In this article, AirHub CEO Stephan van Vuren, shares his journey from manual flying to the new era of drone operations.

I started flying in a single-engine piston aircraft under Visual Flight Rules (VFR). I flew a single-engine piston plane where navigation meant looking out the window and separation was just a matter of keeping my eyes peeled. Everything was immediate and driven by instinct. Years later, I transitioned to the Airbus A320, flying multi-engine jet aircraft under Instrument Flight Rules (IFR). The world changed. Flying became less about looking outside and more about managing systems, interpreting instruments, integrating with air traffic control, and understanding automation.

It was a massive leap, but the hardest part wasn't learning the tech. It was unlearning the pilot I used to be.

Today, I see the same transition happening in the drone industry.

For many years, drone operations resembled VFR flying. Most missions were conducted within visual line of sight. The pilot stood nearby, maintained direct visual contact, and manually controlled the aircraft. Situational awareness was primarily visual. The aircraft was close. The environment was relatively simple. Training reflected that reality, focusing on basic airspace knowledge, meteorology, and safe handling of the platform.

But drone operations are no longer confined to that model.

As drones become embedded in public safety, security, and critical infrastructure operations, the complexity of missions has increased dramatically. Police forces deploy Drones as First Responders through Drone-in-a-Box systems. Infrastructure operators conduct long-range inspections of rail or energy assets. Ports and industrial sites integrate drones into continuous monitoring strategies. These missions are often time-sensitive, dynamic, and operationally critical.

In this environment, flying visually is no longer sufficient.

The equivalent of IFR in the drone world is Beyond Visual Line of Sight operations (BVLOS). Just as IFR pilots rely primarily on instruments and structured procedures rather than outside visual reference, BVLOS drone pilots depend on telemetry, automated flight paths, airspace data, and integrated systems. The aircraft may be kilometres away. Direct visual oversight is absent. Automation plays a central role. Regulatory risk mitigation is embedded in SORA assessments and operational authorisations.

Operating at this range places a much higher demand on the pilot's cognitive capacity.

One common assumption is that automation reduces workload. In reality, it shifts it. In an Airbus cockpit, automation does not remove responsibility. It requires constant monitoring, cross-checking, and anticipation. The pilot becomes a systems manager rather than a pure stick-and-rudder operator.

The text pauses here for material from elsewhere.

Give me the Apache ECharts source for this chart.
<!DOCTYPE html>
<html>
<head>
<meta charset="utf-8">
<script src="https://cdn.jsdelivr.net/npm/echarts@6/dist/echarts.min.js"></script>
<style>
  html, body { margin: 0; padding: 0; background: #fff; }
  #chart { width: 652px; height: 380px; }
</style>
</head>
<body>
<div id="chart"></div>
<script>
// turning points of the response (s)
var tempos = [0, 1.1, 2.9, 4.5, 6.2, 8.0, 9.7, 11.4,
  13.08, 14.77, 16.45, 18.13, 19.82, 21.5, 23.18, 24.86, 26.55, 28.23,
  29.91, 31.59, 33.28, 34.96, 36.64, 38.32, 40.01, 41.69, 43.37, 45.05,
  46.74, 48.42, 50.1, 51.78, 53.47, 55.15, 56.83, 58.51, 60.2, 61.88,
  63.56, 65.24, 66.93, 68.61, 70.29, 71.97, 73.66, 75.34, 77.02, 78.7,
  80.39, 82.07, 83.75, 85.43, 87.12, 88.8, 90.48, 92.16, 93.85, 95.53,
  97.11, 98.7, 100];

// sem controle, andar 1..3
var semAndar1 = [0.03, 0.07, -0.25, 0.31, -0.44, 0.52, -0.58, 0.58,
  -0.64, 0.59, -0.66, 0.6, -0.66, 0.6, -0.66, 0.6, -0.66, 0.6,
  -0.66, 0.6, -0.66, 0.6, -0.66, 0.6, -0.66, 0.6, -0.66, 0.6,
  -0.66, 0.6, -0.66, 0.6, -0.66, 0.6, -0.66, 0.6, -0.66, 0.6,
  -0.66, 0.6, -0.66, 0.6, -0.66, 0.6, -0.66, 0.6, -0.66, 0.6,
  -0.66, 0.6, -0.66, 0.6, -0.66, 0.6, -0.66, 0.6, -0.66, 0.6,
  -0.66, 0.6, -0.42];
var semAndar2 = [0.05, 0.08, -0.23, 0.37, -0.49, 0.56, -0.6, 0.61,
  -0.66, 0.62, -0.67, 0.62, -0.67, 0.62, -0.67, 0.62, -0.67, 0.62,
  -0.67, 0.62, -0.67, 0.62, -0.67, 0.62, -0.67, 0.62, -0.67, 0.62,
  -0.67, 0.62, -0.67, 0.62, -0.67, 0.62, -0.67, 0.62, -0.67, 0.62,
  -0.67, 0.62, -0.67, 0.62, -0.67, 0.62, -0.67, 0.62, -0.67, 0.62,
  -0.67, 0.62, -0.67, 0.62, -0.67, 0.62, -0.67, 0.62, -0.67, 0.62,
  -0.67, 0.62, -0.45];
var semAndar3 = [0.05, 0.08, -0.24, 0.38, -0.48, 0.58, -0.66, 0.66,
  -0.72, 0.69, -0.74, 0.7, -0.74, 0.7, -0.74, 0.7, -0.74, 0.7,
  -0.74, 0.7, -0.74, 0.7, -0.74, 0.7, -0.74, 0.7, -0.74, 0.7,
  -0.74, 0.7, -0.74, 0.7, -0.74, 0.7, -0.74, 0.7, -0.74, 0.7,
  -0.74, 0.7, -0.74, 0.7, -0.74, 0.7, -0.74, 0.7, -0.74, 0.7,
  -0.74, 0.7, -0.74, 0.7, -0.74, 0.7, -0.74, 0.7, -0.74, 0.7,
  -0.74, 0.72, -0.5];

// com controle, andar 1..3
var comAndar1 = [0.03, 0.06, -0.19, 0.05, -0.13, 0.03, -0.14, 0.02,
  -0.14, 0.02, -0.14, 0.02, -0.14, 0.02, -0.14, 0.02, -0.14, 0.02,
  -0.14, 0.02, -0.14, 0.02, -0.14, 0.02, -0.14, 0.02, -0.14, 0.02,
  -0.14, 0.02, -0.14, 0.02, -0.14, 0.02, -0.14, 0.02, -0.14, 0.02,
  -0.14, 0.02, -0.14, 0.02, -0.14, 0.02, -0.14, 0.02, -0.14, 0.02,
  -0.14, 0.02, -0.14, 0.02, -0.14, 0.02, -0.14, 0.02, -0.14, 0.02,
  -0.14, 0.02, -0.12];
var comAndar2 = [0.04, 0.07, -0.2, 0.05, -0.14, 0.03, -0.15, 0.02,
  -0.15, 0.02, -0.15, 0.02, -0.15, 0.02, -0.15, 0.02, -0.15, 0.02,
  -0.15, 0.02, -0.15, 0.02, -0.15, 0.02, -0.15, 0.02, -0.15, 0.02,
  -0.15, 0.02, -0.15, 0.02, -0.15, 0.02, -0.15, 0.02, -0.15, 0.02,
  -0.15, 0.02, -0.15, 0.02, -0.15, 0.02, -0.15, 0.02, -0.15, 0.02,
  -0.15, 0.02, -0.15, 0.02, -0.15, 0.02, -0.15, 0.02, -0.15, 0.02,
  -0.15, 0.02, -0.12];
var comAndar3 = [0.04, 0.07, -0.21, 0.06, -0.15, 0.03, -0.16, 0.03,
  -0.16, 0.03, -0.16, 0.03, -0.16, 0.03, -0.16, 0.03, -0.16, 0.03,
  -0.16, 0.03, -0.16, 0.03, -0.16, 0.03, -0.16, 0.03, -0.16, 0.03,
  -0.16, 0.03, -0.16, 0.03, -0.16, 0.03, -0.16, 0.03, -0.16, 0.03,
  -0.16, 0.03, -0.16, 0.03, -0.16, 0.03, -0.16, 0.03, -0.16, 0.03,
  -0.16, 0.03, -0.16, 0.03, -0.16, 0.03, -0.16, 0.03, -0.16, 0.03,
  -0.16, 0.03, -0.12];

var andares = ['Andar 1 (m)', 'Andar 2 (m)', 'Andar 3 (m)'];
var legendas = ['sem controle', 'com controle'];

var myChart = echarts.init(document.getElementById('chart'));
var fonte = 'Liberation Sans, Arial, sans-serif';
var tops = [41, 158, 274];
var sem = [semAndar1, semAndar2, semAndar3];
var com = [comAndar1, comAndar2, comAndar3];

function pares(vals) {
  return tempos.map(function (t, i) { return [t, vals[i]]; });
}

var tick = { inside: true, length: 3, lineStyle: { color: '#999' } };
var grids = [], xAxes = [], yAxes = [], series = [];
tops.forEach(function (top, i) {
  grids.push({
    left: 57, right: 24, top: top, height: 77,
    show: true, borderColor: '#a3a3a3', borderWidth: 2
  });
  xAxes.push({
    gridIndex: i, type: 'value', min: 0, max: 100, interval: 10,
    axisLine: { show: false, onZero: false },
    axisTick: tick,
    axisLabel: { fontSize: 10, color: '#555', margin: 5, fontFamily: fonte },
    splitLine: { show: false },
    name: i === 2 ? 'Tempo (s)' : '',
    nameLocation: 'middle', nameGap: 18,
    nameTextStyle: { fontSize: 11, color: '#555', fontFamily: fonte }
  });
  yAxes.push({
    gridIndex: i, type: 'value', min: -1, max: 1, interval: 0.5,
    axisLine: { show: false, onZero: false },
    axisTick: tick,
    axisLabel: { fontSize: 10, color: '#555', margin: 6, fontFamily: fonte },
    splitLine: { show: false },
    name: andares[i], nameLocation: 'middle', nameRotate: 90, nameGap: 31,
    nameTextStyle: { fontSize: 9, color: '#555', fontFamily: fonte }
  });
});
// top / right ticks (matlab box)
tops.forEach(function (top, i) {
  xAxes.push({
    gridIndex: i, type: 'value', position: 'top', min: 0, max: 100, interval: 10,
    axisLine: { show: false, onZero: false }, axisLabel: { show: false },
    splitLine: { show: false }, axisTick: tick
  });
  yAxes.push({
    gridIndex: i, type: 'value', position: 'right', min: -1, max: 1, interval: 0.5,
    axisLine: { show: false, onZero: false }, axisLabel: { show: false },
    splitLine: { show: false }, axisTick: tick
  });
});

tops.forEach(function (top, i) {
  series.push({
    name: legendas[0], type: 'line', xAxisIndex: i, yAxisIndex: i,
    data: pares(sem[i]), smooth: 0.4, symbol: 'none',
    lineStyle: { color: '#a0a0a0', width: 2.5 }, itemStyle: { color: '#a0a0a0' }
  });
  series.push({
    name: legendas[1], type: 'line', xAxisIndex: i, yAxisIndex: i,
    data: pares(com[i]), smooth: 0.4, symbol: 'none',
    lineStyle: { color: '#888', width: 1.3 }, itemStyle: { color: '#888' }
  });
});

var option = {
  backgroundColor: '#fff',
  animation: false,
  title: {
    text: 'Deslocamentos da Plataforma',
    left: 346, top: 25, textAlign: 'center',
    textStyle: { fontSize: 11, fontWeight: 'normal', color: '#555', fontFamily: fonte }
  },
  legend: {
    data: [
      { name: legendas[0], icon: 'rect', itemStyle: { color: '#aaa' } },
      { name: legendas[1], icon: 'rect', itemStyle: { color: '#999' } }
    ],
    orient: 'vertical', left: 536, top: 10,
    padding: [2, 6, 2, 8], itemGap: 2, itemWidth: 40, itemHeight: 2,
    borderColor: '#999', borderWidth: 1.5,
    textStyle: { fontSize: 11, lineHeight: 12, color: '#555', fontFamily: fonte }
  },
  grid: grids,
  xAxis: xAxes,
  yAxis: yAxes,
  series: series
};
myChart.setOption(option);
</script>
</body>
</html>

The same is increasingly true for drone pilots operating in complex environments. While the aircraft may be flying an automated route, the pilot must process multiple streams of information simultaneously. Telemetry and health data need to be monitored. Airspace updates must be interpreted. Detection systems may generate alerts that require contextual assessment. Weather conditions can shift. Coordination with ground teams or command structures may be ongoing.

In ad-hoc public safety missions, the pressure is even greater. A drone may need to be launched within seconds. The environment may be congested. Manned aviation may be operating nearby. Live video feeds must be interpreted while maintaining safe separation and regulatory compliance. Decisions must be made quickly, often with incomplete information.

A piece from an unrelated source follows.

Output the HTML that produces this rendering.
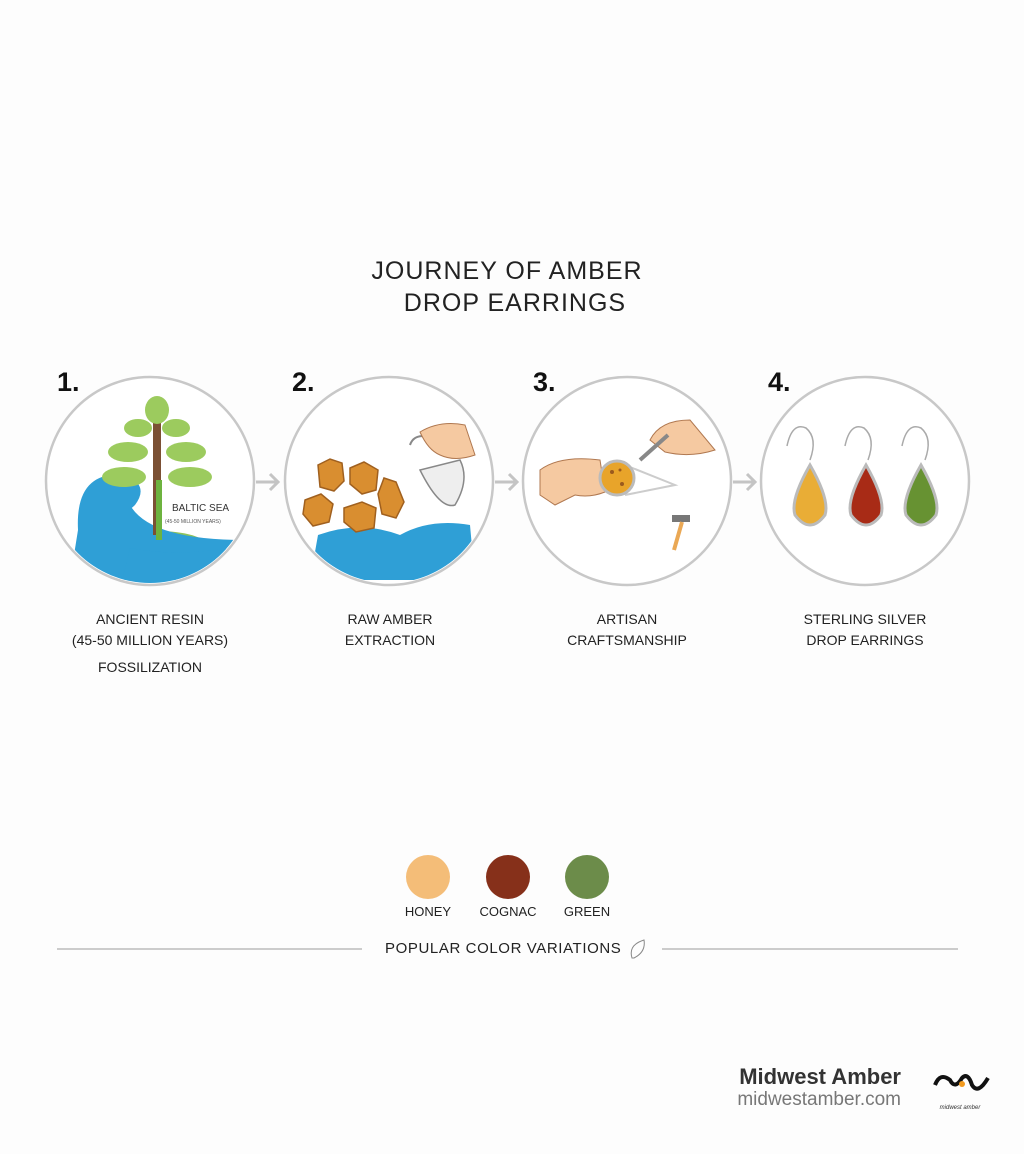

These operations go well beyond simple VLOS flying and require the structured discipline of instrument-based aviation.

As a result, pilot training must evolve. Regulatory certificates alone are not enough for organisations operating at scale. Complex operations require structured procedures, scenario-based training, clear escalation frameworks, and a culture of standardisation. Crew resource management principles, long embedded in manned aviation, become relevant in drone teams as well. The pilot is part of a broader operational system and not an isolated operator.

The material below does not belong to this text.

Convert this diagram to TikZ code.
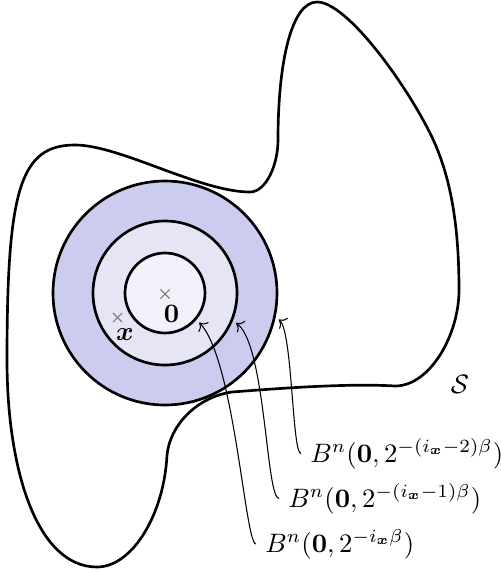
\documentclass[tikz,border=0pt]{standalone}
\usepackage{amsmath}
\usepackage{amssymb}
\usepackage{tikz}
\usepackage{xcolor}
\usetikzlibrary{arrows.meta, positioning, shapes}

\definecolor{bleuFonce}{RGB}{204,204,238}
\definecolor{bleuMoyen}{RGB}{229,229,245}
\definecolor{bleuClair}{RGB}{241,241,250}

\begin{document}
\begin{tikzpicture}[
				x=0.375pt, y=-0.375pt,
				% Styles pour les boules
				boule/.style={circle, draw=black, line width=1pt, inner sep=0pt, outer sep=0pt},
				croix/.style={cross out, draw=gray, line width=0.4pt, minimum size=3pt, inner sep=0pt},
				etiquette/.style={anchor=base west, inner sep=3.33pt},
				fleche/.style={->, thin, shorten >=2pt},
				]
				
				\useasboundingbox (0,0) rectangle (501,572);
				
				% Boules centrees en 0
				\node[boule, fill=bleuFonce, minimum size=84pt] (bouleExt) at (165,293) {};
				\node[boule, fill=bleuMoyen, minimum size=54pt] (bouleMil) at (165,293) {};
				\node[boule, fill=bleuClair, minimum size=30pt] (bouleInt) at (165,293) {};
				
				
				% Ensemble S
				\draw[line width=1pt] (75,145)
					.. controls +(45,0) and +(-50,0) .. (250,192)
					.. controls +(16,0) and +(0,25) .. (278,140)
					.. controls +(0,-80) and +(-25,0) .. (317,2)
					.. controls +(30,0) and +(-25,-50) .. (430,133)
					.. controls +(22,44) and +(0,-60) .. (459,290)
					.. controls +(0,45) and +(35,0) .. (395,386)
					.. controls +(-50,-3) and +(40,-3) .. (232,392)
					.. controls +(-35,5) and +(3,-30) .. (167,455)
					.. controls +(-3,60) and +(35,0) .. (97,567)
					.. controls +(-60,0) and +(0,110) .. (7,360)
					.. controls +(0,-170) and +(-55,0) .. (75,145) -- cycle;
				\node (nomS) at (460,384) {$\mathcal{S}$};
				
				
				% Points
				\node[croix] (croixZero) at (165,294) {};
				\node (zero) at (171.5,314) {$\mathbf{0}$};
				\node[croix] (croixX) at (117.5,317.5) {};
				\node (pointX) at (125,335) {$\boldsymbol{x}$};
				
				
				% Etiquettes
				\node[etiquette] (etiqExt) at (301,462) {$B^n(\mathbf{0},2^{-(i_{\boldsymbol{x}}-2)\beta})$};
				\node[etiquette] (etiqMil) at (279,507) {$B^n(\mathbf{0},2^{-(i_{\boldsymbol{x}}-1)\beta})$};
				\node[etiquette] (etiqInt) at (256,552) {$B^n(\mathbf{0},2^{-i_{\boldsymbol{x}}\beta})$};
				
				\draw[fleche] (etiqExt.west) .. controls +(-9,0) and +(18,14) .. (bouleExt.-12);
				\draw[fleche] (etiqMil.west) .. controls +(-13,0) and +(34,24) .. (bouleMil.-22.5);
				\draw[fleche] (etiqInt.west) .. controls +(-11,0) and +(39,41) .. (bouleInt.-40);
			\end{tikzpicture}
\end{document}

The drone industry is, in many ways, growing up. It is moving from pioneering experimentation to mature operational integration. Just as manned aviation developed layers of safety built on training, procedures, reporting, and system design, advanced drone operations now demand the same discipline.

At AirHub, we approach drone operations with this aviation mindset. Our platform is designed not only to manage aircraft, but to support structured mission planning, airspace integration, compliance monitoring, and the integration of external data sources such as UTM and detection systems. Our objective is to empower pilots to manage complexity safely and effectively.

From a consultancy perspective, this means helping organisations translate regulatory frameworks such as SORA into practical operational concepts. It means defining training standards that reflect the realities of BVLOS and multi-agency operations. It means embedding governance and escalation procedures into daily workflows. Most importantly, it means recognising that advanced drone operations are no longer just about flying.

In my own journey from VFR single-engine flying to IFR multi-engine jet operations, the defining change was understanding that safe flight is built on systems, discipline, and structured thinking. The same transition is now taking place in the drone industry.

Organisations that recognise this shift and invest in professional training, operational governance, and integrated systems will be best positioned to operate safely in increasingly complex airspace. In this environment, the drone pilot evolves into a systems manager and risk assessor, becoming a central part of a coordinated operational ecosystem. This transition marks the true maturation of our industry.